Something to consider is that at least in the Windows world most of the “system/internet protection” tools, like Norton, and others, have features turned on, at times by default, for privacy. So they will block things like 3rd party cookies, so there went Google Analytics cookie being set to track the user properly. Many also flush cookies each time your browser is closed, so this will throw off first time vs. repeat visitors, all of those users will almost always show up a “new” visitors.

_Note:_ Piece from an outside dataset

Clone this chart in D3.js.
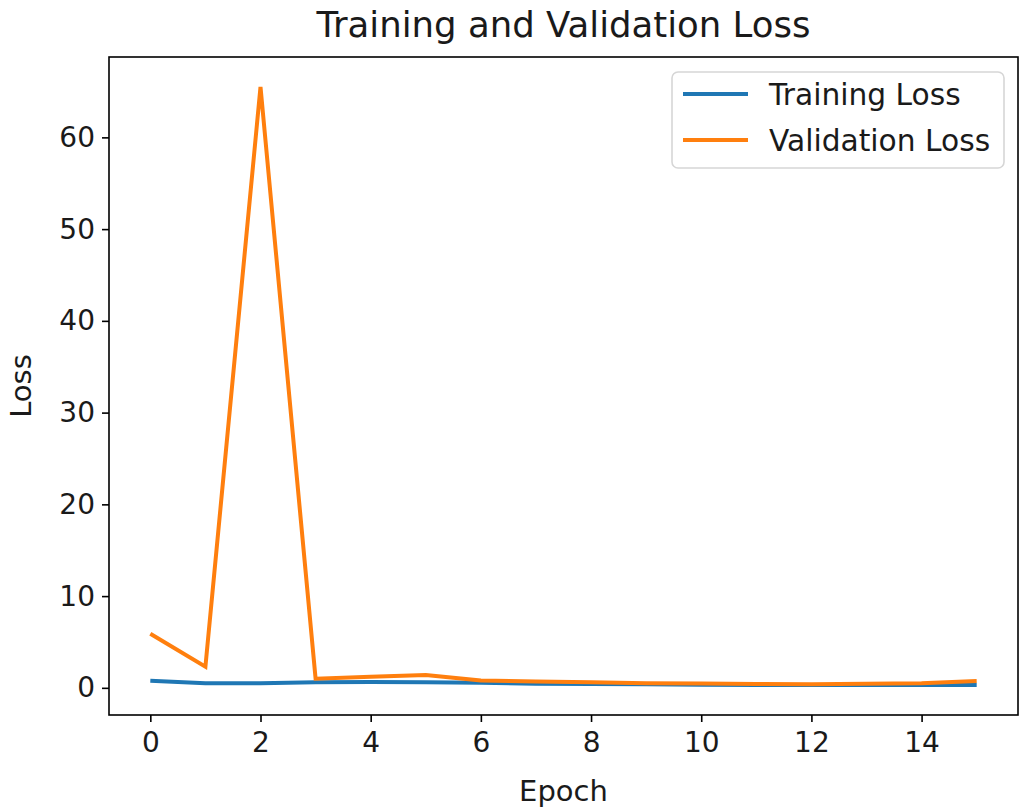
<!DOCTYPE html>
<html>
<head>
<meta charset="utf-8">
<script src="https://cdn.jsdelivr.net/npm/d3@7"></script>
<style>
  body { margin: 0; background: #fff; }
  text { font-family: "DejaVu Sans", sans-serif; fill: #1a1a1a; }
</style>
</head>
<body>
<script>
// values
var epochs = [0, 1, 2, 3, 4, 5, 6, 7, 8, 9, 10, 11, 12, 13, 14, 15];
var trainLoss = [0.77, 0.5, 0.5, 0.6, 0.65, 0.6, 0.55, 0.45, 0.42, 0.38, 0.35, 0.3, 0.3, 0.3, 0.3, 0.3];
var valLoss = [5.9, 2.3, 65.5, 1.0, 1.2, 1.4, 0.8, 0.7, 0.62, 0.5, 0.48, 0.42, 0.4, 0.45, 0.5, 0.75];
var xTicks = [0, 2, 4, 6, 8, 10, 12, 14];
var yTicks = [0, 10, 20, 30, 40, 50, 60];
var seriesNames = ["Training Loss", "Validation Loss"];
var seriesColors = ["#1f77b4", "#ff7f0e"];

var W = 1027, H = 812;
var plotLeft = 109, plotRight = 1018, plotTop = 57, plotBottom = 715;

var svg = d3.select("body").append("svg")
  .attr("width", W)
  .attr("height", H);

// matplotlib style 5% margins
var xMin = d3.min(epochs), xMax = d3.max(epochs);
var xPad = (xMax - xMin) * 0.05;
var all = trainLoss.concat(valLoss);
var yMin = d3.min(all), yMax = d3.max(all);
var yPad = (yMax - yMin) * 0.05;

var x = d3.scaleLinear().domain([xMin - xPad, xMax + xPad]).range([plotLeft, plotRight]);
var y = d3.scaleLinear().domain([yMin - yPad, yMax + yPad]).range([plotBottom, plotTop]);

var line = d3.line()
  .x(function (d) { return x(d[0]); })
  .y(function (d) { return y(d[1]); });

[trainLoss, valLoss].forEach(function (vals, i) {
  svg.append("path")
    .datum(epochs.map(function (e, j) { return [e, vals[j]]; }))
    .attr("d", line)
    .attr("fill", "none")
    .attr("stroke", seriesColors[i])
    .attr("stroke-width", 4)
    .attr("stroke-linejoin", "miter");
});

// axes
var xAxis = svg.append("g")
  .attr("transform", "translate(0," + plotBottom + ")")
  .call(d3.axisBottom(x).tickValues(xTicks).tickSize(7).tickPadding(9).tickFormat(d3.format("d")));
var yAxis = svg.append("g")
  .attr("transform", "translate(" + plotLeft + ",0)")
  .call(d3.axisLeft(y).tickValues(yTicks).tickSize(7).tickPadding(7).tickFormat(d3.format("d")));

[xAxis, yAxis].forEach(function (g) {
  g.select(".domain").remove();
  g.selectAll(".tick line").attr("stroke", "#000").attr("stroke-width", 1.6);
  g.selectAll(".tick text")
    .attr("font-size", 28)
    .attr("font-family", "DejaVu Sans")
    .attr("fill", "#1a1a1a");
});
xAxis.selectAll(".tick text").attr("dy", "0.75em");

// frame
svg.append("rect")
  .attr("x", plotLeft).attr("y", plotTop)
  .attr("width", plotRight - plotLeft).attr("height", plotBottom - plotTop)
  .attr("fill", "none")
  .attr("stroke", "#000")
  .attr("stroke-width", 1.6);

// title and labels
svg.append("text")
  .attr("x", (plotLeft + plotRight) / 2).attr("y", 37)
  .attr("text-anchor", "middle")
  .attr("font-size", 35.5)
  .text("Training and Validation Loss");

svg.append("text")
  .attr("x", (plotLeft + plotRight) / 2).attr("y", 801)
  .attr("text-anchor", "middle")
  .attr("font-size", 29)
  .text("Epoch");

svg.append("text")
  .attr("transform", "translate(31," + ((plotTop + plotBottom) / 2) + ") rotate(-90)")
  .attr("text-anchor", "middle")
  .attr("font-size", 29)
  .text("Loss");

// legend
var lg = svg.append("g");
lg.append("rect")
  .attr("x", 672).attr("y", 72)
  .attr("width", 332).attr("height", 96)
  .attr("rx", 6)
  .attr("fill", "#fff").attr("fill-opacity", 0.8)
  .attr("stroke", "#d6d6d6").attr("stroke-width", 1.6);

seriesNames.forEach(function (name, i) {
  var cy = 94 + i * 46;
  lg.append("line")
    .attr("x1", 683).attr("x2", 748)
    .attr("y1", cy).attr("y2", cy)
    .attr("stroke", seriesColors[i])
    .attr("stroke-width", 4);
  lg.append("text")
    .attr("x", 769).attr("y", cy)
    .attr("dy", "0.36em")
    .attr("font-size", 29.7)
    .text(name);
});
</script>
</body>
</html>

Generic log analysis tools, without the aid of javascript components, will track a “session” which is the visitation of a single IP address over a defined period of time. Most default to 20 minutes. Some do this based on IP + browser type & version/build # to get more accuracy even with multiple people on the IP. So if a user visits from an IP address, wanders your site for 5 minutes, an hour later someone else comes to visit from that same IP address they are now a new session, or even at the same time, if the log tool processes IP + browser agent info. This works well too if like me, your view has a static IP addresses at my home office and at work. If I visit your site at 9am, 10:30am, 1pm, 3pm, and 9pm your logs will show that, and your stats package will track that as 5 separate visitations/sessions. If its still in my browser cache, in most cases, the browser is going to hit the server to check to see if the page as been modified since last visit, tripping the fact that I hit the site, and will chalk up another “session”.
To touch on the part about combining logs if you have your site on multiple servers. If you have your site hosted on load balanced servers, or serve dynamic content from one server and all static from another, any decent log analysis tool will process the logs and collate the data based on date/time and the fact it was separate logs, so will not duplicate data, but rather combined data without the need of self “merging” log files.
There simply is not a perfect solution, you can not get a 100% (not even close) picture of who or what is visiting your site. Log files have weaknesses in tracking “true” individual visitors, but have a good work around to track general sessions based on IP address, time limits, and possibly browser agent string uniqueness. Javascript + cookies can both be blocked completely by some personal security software so they will not show up at all, or as conflicting/skewed data. Using them together presents different challenges because which do you trust more, the data directly from the logs if the javascript/cookies was not accepted, or do you trust the cookie/javascript data if the IP address is the same, though the cookie could be being reset each time, and a person that reads your site 10 times a day is showing up as 10 “new” visitors, rather than 1 “repeat” visitor.
The only thing I recommend, and have explained time and again, is select an option, and stick to it. You should be tracking trends, ie: more traffic, less traffic, time of day, certain types of articles or content. IF you get stuck on the actual accuracy of the “numbers” you are missing the point of long term statistical analysis. But as long as you are tracking your overall trends in a consistent manner you will have a better understanding of your site, your traffic, and your visitors likes and dislikes.
If you are going to do both logs and something like Mint/Google/etc, don’t compare the two directly, rather track trends within each tool separately. They are always going to provide different data from one another as they track data differently. Can’t compare Apples and Oranges. Even comparing say Apples to Apples has to be done with the same log processing tool, as each log processing application is going to track what a “session” is differently almost 100% of the time.
Watch the overall trends, and focus more on your sites content, rather than focusing massive effort to get ‘accurate’ visitor information, and wasting that time when you could be providing more or improved content for your site.